Our analysis indicated that the root cause of most underperformance is usually not bad hiring. Rather, it is one or more of the following problems with the business designs of role responsibilities, processes, goals, metrics, and plans.

1. Confusing Design
52% of the organizations we analyzed had significant gaps in executive-level understanding of business design, which led to over 40% of plan misses. Leaders often think they over-communicate, but don’t actually confirm that their teams are getting the message and have clarity. As a result, operational confusion quickly sets in.

2. Impractical Design
68% of failures in assigned responsibilities were foreseeable, given the qualities of the person in the role. Leaders defaulted to a standard organizational model rather than designing for that person. The most senior roles were more likely to contain mismatched responsibilities, for example: “a CFO should own X.” This was particularly common in the CEO role itself.

3. Static Design
Consistently hitting goals in a rapidly changing environment requires adaptive design. Failing to regularly use accurate data to track results and course correct was a significant factor in 65% of unsuccessful strategic initiatives. The cost of not actively experimenting and iterating that design is even higher.

4. Blind Design
A leader’s blind spots and biases result in distortions to design. Limits to the leader’s rate of personal development can bottleneck the entire organization’s productivity. When founders over-indexed to hiring C-level executives in areas they themselves were inexperienced in, less than 10% of those hires were able to succeed. Founders were unable to metabolize when perspectives misaligned.

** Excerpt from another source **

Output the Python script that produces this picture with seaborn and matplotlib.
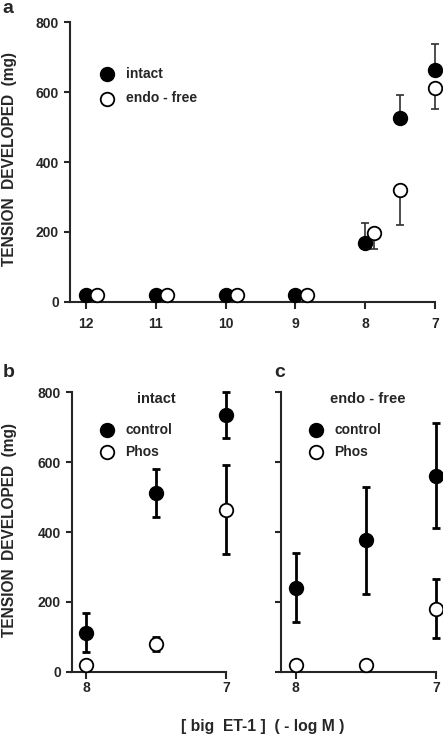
import numpy as np
import pandas as pd
import matplotlib
matplotlib.use("Agg")
import matplotlib.pyplot as plt
import seaborn as sns

# ---- data ----
# panel a : concentration (-log M), intact vs endothelium-free
a_intact_x = [12, 11, 10, 9, 8, 7.5, 7]
a_intact_y = [20, 20, 20, 20, 167, 526, 664]
a_intact_up = [0, 0, 0, 0, 58, 66, 73]
a_endo_x = [11.84, 10.84, 9.84, 8.84, 7.87, 7.5, 7]
a_endo_y = [20, 20, 20, 20, 197, 320, 612]
a_endo_dn = [0, 0, 0, 0, 45, 101, 60]

# panel b : intact, control vs Phos
b_x = [8, 7.5, 7]
b_ctrl_y = [112, 511, 735]
b_ctrl_err = [55, 69, 66]
b_phos_y = [20, 80, 464]
b_phos_err = [0, 20, 127]

# panel c : endo-free, control vs Phos
c_x = [8, 7.5, 7]
c_ctrl_y = [241, 376, 562]
c_ctrl_err = [100, 152, 149]
c_phos_y = [20, 20, 181]
c_phos_err = [0, 0, 84]

a_ticks = [12, 11, 10, 9, 8, 7]
bc_ticks = [8, 7]
y_ticks = [0, 200, 400, 600, 800]

sns.set_style("ticks")
plt.rcParams["font.family"] = ["Liberation Sans", "DejaVu Sans"]
plt.rcParams["font.weight"] = "bold"
plt.rcParams["axes.linewidth"] = 1.5

fig = plt.figure(figsize=(4.43, 7.35), dpi=100)
ax_a = fig.add_axes([0.158, 0.5895, 0.824, 0.380])
ax_b = fig.add_axes([0.1625, 0.0861, 0.348, 0.380])
ax_c = fig.add_axes([0.634, 0.0861, 0.350, 0.380])

MS = 95  # marker area


def draw_series(ax, x, y, label, filled, yerr, elw, ecol="black"):
    df = pd.DataFrame({"x": x, "y": y, "grp": label})
    ax.errorbar(x, y, yerr=yerr, fmt="none", ecolor=ecol,
                elinewidth=elw, capsize=3, capthick=elw, zorder=2, clip_on=False)
    sns.scatterplot(data=df, x="x", y="y", ax=ax, s=MS,
                    color="black" if filled else "white",
                    edgecolor="black", linewidth=1.3, label=label,
                    zorder=3, clip_on=False)


# panel a (one sided error bars)
zeros = [0] * len(a_intact_x)
draw_series(ax_a, a_intact_x, a_intact_y, "intact", True, [zeros, a_intact_up], 1.2, "#303030")
draw_series(ax_a, a_endo_x, a_endo_y, "endo - free", False, [a_endo_dn, zeros], 1.2, "#303030")
ax_a.set_xlim(12.23, 7)
ax_a.set_xticks(a_ticks)

# panel b
draw_series(ax_b, b_x, b_ctrl_y, "control", True, b_ctrl_err, 2.0)
draw_series(ax_b, b_x, b_phos_y, "Phos", False, b_phos_err, 2.0)
ax_b.set_xlim(8.1, 7)
ax_b.set_xticks(bc_ticks)

# panel c
draw_series(ax_c, c_x, c_ctrl_y, "control", True, c_ctrl_err, 2.0)
draw_series(ax_c, c_x, c_phos_y, "Phos", False, c_phos_err, 2.0)
ax_c.set_xlim(8.107, 7)
ax_c.set_xticks(bc_ticks)

for ax in (ax_a, ax_b, ax_c):
    ax.set_ylim(0, 800)
    ax.set_yticks(y_ticks)
    ax.set_xlabel("")
    ax.set_ylabel("")
    sns.despine(ax=ax)
    ax.tick_params(axis="y", direction="out", length=4, width=1.5,
                   labelsize=10, pad=4)
    ax.tick_params(axis="x", direction="out", length=5, width=1.5,
                   labelsize=10, pad=2)
    for lab in ax.get_xticklabels() + ax.get_yticklabels():
        lab.set_fontweight("bold")

ax_a.tick_params(axis="x", pad=6)

leg_kw = dict(loc="upper left", frameon=False, fontsize=10,
              handletextpad=0.35, borderaxespad=0)
ax_a.legend(bbox_to_anchor=(0.048, 0.86), labelspacing=0.75, **leg_kw)
ax_b.legend(bbox_to_anchor=(0.10, 0.91), labelspacing=0.55, **leg_kw)
ax_c.legend(bbox_to_anchor=(0.10, 0.91), labelspacing=0.55, **leg_kw)
ax_c.set_yticklabels([])

ax_b.text(0.55, 0.975, "intact", transform=ax_b.transAxes, ha="center",
          va="center", fontsize=10.5, fontweight="bold")
ax_c.text(0.56, 0.975, "endo - free", transform=ax_c.transAxes, ha="center",
          va="center", fontsize=10.5, fontweight="bold")

# panel letters
fig.text(0.005, 0.988, "a", fontsize=14, fontweight="bold", va="center")
fig.text(0.005, 0.493, "b", fontsize=14, fontweight="bold", va="center")
fig.text(0.620, 0.493, "c", fontsize=14, fontweight="bold", va="center")

# y labels
fig.text(0.022, 0.784, "TENSION  DEVELOPED  (mg)", rotation=90, ha="center",
         va="center", fontsize=11.2, fontweight="bold")
fig.text(0.022, 0.279, "TENSION  DEVELOPED  (mg)", rotation=90, ha="center",
         va="center", fontsize=11.2, fontweight="bold")

# shared x label
fig.text(0.592, 0.011, "[ big  ET-1 ]  ( - log M )", ha="center", va="center",
         fontsize=11.3, fontweight="bold")

fig.savefig("out.png", dpi=100)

Attributing business failure to stupid or lazy employees doesn’t solve anything, as shuffling new people into a bad design rarely works. In our analysis, nearly half of all senior manager hires failed within 18 months, and less than 20% had significant impact. 

Most leaders first design the business according to a strategy and then slot people in to run it, but we’ve seen the most success when working with leaders to nurture business design as an evolving experiment, keeping the following behaviors in mind:

  • Explicit: leader clarifies expectations, and ensures teams understand how things should work
  • Practical: leader optimizes across people’s strengths, operational needs, and strategic opportunities
  • Evolving: leader regularly uses evidence-based data to course correct plans and responsibilities
  • Unbiased: leader intentionally guardrails against her/his blind spots and biases

Blaming employees not only ignores critical design flaws, it’s also a self-fulfilling prophecy. Leaders lower their expectations, standards, and plans. Employees shut down under clear signals that they are underperforming, or not the right fit for the role. Both sides enter a chronic state of learned helplessness and business suffers dramatically as a result. The path to better performance is to stop wondering if your people are stupid or lazy. Instead, start asking if your business design is getting the best out of them.